The Girl with the Dragon Tattoo is about power – who has it and who doesn’t, but mainly how quickly it shifts.
Take a scene in the film’s first hour: Lisbeth Salander (Rooney Mara) is on a subway platform bothering no one when a foolish stranger snatches her backpack. Soon, she’s capably retrieved her pack – and beaten the thief so savagely that passersby see her as the heinous one. In an instant she’s gone from victim to victor to victimizer. And she’s just getting started.
What may be most shocking about director David Fincher’s adaptation of Stieg Larsson’s international bestseller is that it’s shocking at all. After all, the book had such broad appeal that for at least a year you couldn’t get on a plane, train or bus without seeing it clutched in someone’s hands.
Many of us know precisely what happens in this tale of two mysteries, one about a girl who disappeared 40 years ago from her wealthy Swedish clan, the other about the curiosity known as Lisbeth, the book’s heroine. But Fincher is determined to give even the most ardent fans of the books a few jolts.
The plot hews closely to Larsson’s. Disgraced journalist Mikael Blomkvist (Daniel Craig) takes a job ostensibly writing the biography of esteemed entrepreneur Henrik Vanger (Christopher Plummer). His real assignment, though, is to find out what happened to Vanger’s niece Harriet 40 years earlier, when she disappeared one afternoon from her family’s estate. To assist in the sleuthing, Mikael hires Lisbeth, a canny hacker with piercings, tats and a haircut as severe as her social handicaps.
If the mystery of Harriet’s disappearance isn’t nearly as interesting as Lisbeth herself, blame Mara. The fresh-faced girl who so skillfully dismantled Mark Zuckerberg (Jesse Eisenberg) in The Social Network is completely transformed in Dragon Tattoo. She’s managed to become a physical contradiction: bold but trying to hide, introverted but ferociously aggressive. She’s a pixie with a mean punch, and her performance could be enough to nab her an Oscar nomination.

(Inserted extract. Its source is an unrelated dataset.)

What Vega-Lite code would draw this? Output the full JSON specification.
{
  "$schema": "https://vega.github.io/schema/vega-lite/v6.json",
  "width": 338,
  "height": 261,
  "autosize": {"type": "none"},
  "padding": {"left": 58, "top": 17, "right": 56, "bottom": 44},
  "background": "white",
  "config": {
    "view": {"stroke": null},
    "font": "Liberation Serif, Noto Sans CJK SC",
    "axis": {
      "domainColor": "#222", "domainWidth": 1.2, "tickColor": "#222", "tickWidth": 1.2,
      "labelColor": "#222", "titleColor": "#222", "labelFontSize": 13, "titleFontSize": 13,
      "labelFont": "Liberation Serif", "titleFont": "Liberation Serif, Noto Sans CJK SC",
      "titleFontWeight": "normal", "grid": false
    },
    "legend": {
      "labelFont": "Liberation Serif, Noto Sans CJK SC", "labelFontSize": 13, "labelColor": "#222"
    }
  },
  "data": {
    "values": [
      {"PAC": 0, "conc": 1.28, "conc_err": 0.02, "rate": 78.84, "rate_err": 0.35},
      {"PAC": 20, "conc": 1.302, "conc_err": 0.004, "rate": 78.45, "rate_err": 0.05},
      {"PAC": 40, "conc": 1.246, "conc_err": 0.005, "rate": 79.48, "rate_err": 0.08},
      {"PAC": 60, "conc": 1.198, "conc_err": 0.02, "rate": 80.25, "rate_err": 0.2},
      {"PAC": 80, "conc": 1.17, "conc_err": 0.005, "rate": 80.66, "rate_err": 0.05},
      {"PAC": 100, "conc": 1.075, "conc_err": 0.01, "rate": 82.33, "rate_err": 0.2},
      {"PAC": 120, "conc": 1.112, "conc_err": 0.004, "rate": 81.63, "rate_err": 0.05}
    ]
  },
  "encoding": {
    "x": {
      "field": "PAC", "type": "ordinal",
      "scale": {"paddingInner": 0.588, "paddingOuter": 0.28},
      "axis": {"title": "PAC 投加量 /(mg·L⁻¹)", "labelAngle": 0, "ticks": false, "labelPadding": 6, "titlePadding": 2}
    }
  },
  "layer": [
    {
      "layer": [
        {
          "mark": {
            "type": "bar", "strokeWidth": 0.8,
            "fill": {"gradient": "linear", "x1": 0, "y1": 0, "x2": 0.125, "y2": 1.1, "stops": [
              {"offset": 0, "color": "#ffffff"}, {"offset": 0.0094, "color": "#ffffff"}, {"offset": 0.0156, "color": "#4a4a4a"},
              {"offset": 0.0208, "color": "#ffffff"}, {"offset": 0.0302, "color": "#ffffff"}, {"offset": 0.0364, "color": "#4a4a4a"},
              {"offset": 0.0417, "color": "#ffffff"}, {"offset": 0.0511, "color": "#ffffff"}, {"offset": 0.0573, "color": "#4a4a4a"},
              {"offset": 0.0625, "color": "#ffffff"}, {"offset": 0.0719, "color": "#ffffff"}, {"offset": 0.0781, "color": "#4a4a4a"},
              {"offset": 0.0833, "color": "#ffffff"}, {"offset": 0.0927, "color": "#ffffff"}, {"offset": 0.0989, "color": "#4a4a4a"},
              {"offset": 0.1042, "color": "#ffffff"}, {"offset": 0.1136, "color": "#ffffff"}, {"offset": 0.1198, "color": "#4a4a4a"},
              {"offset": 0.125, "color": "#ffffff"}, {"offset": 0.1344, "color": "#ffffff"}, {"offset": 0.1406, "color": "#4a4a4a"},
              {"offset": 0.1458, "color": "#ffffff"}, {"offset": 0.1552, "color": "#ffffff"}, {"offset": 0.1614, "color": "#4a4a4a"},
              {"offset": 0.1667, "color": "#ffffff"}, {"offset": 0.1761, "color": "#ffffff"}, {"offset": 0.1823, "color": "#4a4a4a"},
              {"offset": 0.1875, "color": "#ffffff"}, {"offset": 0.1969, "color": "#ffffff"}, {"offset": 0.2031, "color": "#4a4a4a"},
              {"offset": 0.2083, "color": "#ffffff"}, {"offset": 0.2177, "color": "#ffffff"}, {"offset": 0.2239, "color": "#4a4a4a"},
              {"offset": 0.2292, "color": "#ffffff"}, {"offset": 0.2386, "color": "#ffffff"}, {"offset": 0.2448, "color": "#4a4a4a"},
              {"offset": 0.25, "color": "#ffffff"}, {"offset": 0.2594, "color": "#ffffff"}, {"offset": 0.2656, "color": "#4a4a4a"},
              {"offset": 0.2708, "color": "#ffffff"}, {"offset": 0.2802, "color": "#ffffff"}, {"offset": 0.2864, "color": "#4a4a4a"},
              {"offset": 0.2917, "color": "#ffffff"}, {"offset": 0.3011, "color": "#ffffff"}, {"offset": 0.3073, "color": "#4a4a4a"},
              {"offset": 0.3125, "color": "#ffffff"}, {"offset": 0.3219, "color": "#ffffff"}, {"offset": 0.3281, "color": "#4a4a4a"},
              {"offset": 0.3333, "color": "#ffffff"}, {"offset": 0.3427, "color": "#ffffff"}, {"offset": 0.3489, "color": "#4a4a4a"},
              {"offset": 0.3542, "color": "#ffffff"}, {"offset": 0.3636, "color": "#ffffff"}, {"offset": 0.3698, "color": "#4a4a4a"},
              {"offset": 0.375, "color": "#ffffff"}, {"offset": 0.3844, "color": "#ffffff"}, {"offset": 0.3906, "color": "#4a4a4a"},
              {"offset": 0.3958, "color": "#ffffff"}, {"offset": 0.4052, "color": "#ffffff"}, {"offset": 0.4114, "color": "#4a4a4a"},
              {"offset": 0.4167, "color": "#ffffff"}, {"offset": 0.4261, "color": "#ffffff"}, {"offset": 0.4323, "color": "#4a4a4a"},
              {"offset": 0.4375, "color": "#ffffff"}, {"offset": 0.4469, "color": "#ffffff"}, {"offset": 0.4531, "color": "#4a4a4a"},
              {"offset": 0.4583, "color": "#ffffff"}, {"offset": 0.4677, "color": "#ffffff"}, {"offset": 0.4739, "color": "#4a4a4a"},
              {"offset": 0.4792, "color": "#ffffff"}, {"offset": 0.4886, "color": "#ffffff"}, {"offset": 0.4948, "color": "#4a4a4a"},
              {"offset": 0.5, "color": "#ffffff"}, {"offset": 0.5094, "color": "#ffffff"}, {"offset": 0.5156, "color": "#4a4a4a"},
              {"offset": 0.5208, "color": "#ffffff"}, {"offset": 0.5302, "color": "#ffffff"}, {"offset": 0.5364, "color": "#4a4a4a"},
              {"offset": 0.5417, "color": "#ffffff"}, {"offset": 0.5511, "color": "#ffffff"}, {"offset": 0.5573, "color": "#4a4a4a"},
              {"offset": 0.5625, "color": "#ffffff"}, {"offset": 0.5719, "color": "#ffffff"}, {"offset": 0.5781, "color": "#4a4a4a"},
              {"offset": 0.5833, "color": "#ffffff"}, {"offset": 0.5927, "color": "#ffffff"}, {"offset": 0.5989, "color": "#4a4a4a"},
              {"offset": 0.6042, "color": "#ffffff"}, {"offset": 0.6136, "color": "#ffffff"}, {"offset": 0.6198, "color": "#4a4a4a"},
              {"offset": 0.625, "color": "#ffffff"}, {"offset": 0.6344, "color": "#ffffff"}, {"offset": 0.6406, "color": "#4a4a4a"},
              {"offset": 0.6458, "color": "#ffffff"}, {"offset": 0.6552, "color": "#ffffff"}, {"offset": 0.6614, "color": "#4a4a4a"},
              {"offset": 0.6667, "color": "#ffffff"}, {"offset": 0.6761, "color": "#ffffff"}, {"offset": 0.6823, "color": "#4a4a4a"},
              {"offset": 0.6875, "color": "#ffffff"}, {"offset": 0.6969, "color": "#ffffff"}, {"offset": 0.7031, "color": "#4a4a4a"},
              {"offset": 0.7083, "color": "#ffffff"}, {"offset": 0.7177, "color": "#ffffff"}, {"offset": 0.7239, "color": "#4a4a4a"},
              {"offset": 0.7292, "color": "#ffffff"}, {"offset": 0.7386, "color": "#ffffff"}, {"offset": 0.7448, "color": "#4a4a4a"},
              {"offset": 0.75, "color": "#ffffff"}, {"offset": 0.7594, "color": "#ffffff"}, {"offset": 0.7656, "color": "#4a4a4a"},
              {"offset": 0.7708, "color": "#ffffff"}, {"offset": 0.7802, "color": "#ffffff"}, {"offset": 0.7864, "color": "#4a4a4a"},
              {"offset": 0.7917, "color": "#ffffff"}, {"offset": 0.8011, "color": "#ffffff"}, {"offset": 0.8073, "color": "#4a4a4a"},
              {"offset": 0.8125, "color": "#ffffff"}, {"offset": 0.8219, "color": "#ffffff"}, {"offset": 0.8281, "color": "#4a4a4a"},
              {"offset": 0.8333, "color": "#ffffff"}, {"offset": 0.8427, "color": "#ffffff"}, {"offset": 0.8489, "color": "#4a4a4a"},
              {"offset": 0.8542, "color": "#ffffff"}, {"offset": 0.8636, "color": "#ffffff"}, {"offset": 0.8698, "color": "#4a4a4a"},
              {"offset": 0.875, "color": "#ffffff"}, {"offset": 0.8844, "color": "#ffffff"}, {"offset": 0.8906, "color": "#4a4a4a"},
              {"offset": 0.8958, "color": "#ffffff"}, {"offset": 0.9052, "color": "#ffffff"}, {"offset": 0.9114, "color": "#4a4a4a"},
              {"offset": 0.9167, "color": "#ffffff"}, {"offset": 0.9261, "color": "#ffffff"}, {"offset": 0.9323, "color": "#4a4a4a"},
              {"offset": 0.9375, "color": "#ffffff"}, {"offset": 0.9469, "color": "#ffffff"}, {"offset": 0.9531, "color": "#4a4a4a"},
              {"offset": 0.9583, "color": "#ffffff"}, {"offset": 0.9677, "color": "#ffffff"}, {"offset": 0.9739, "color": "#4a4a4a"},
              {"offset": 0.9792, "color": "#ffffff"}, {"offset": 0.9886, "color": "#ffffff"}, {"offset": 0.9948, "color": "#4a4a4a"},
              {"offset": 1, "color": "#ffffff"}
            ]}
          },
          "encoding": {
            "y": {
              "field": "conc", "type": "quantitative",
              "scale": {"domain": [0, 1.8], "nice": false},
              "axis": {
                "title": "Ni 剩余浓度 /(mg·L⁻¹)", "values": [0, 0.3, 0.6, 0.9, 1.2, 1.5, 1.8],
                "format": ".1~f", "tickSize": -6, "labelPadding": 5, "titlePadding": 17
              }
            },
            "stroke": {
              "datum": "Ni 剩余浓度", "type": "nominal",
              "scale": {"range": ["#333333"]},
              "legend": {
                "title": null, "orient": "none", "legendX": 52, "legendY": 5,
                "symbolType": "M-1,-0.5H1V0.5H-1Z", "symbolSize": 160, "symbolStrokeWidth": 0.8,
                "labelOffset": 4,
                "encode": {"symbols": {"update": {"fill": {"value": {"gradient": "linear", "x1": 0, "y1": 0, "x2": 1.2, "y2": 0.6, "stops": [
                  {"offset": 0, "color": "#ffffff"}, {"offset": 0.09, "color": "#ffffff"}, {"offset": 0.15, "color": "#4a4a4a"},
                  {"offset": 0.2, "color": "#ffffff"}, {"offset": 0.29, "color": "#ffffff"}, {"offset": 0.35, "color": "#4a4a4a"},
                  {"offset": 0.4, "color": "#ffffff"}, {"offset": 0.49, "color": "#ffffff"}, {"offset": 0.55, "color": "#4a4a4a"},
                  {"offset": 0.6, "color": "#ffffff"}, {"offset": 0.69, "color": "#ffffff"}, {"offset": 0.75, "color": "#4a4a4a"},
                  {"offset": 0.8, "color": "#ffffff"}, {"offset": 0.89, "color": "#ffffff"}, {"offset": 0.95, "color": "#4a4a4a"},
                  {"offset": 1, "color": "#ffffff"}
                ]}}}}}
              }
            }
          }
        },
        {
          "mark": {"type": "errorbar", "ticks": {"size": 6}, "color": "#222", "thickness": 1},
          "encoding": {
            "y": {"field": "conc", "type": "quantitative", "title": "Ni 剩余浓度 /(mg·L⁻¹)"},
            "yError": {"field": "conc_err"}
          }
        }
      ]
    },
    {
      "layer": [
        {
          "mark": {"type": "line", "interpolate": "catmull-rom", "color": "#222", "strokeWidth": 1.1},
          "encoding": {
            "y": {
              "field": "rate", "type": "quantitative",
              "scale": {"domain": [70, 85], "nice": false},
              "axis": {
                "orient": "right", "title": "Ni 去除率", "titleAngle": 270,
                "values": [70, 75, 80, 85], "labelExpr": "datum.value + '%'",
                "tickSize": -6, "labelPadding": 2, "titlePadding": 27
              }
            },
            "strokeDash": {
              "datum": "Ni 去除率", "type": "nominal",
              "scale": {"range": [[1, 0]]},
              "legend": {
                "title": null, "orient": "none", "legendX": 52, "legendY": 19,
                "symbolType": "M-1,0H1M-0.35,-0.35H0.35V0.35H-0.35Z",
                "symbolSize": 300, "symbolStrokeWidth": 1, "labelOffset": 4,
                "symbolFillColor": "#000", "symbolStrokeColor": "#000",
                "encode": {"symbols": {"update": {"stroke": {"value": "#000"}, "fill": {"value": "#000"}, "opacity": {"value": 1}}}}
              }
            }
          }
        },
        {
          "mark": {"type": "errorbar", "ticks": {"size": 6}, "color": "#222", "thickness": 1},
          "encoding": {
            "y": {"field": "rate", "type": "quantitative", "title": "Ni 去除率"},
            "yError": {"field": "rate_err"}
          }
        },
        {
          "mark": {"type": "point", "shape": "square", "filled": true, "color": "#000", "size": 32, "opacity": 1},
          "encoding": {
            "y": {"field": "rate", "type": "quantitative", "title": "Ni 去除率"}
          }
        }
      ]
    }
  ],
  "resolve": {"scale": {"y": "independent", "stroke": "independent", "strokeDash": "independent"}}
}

Her co-stars are no slouches, either, with Craig playing it cool as Blomkvist and Plummer both wily and heartbroken as Henrik, continuing to remind us why he’s such a delight onscreen (if you didn’t see him in Beginners earlier this year, get the DVD).
But no discussion of this film can shy away from its brutality. With a slamming score from the Oscar-winning duo of Trent Reznor and Atticus Ross backing up the drama, unwatchable things happen, primarily to Lisbeth, then fittingly (still, grotesquely) to others. If we’re to understand Lisbeth, though, it’s necessary evil. The horrible circumstances of her life mean that she’s constantly forced to be someone’s predator or prey, sometimes at the same time.
The satisfaction of Dragon Tattoo is watching Lisbeth realize that she, too, has power. The fun of the next two films completing the trilogy will be seeing her wield it.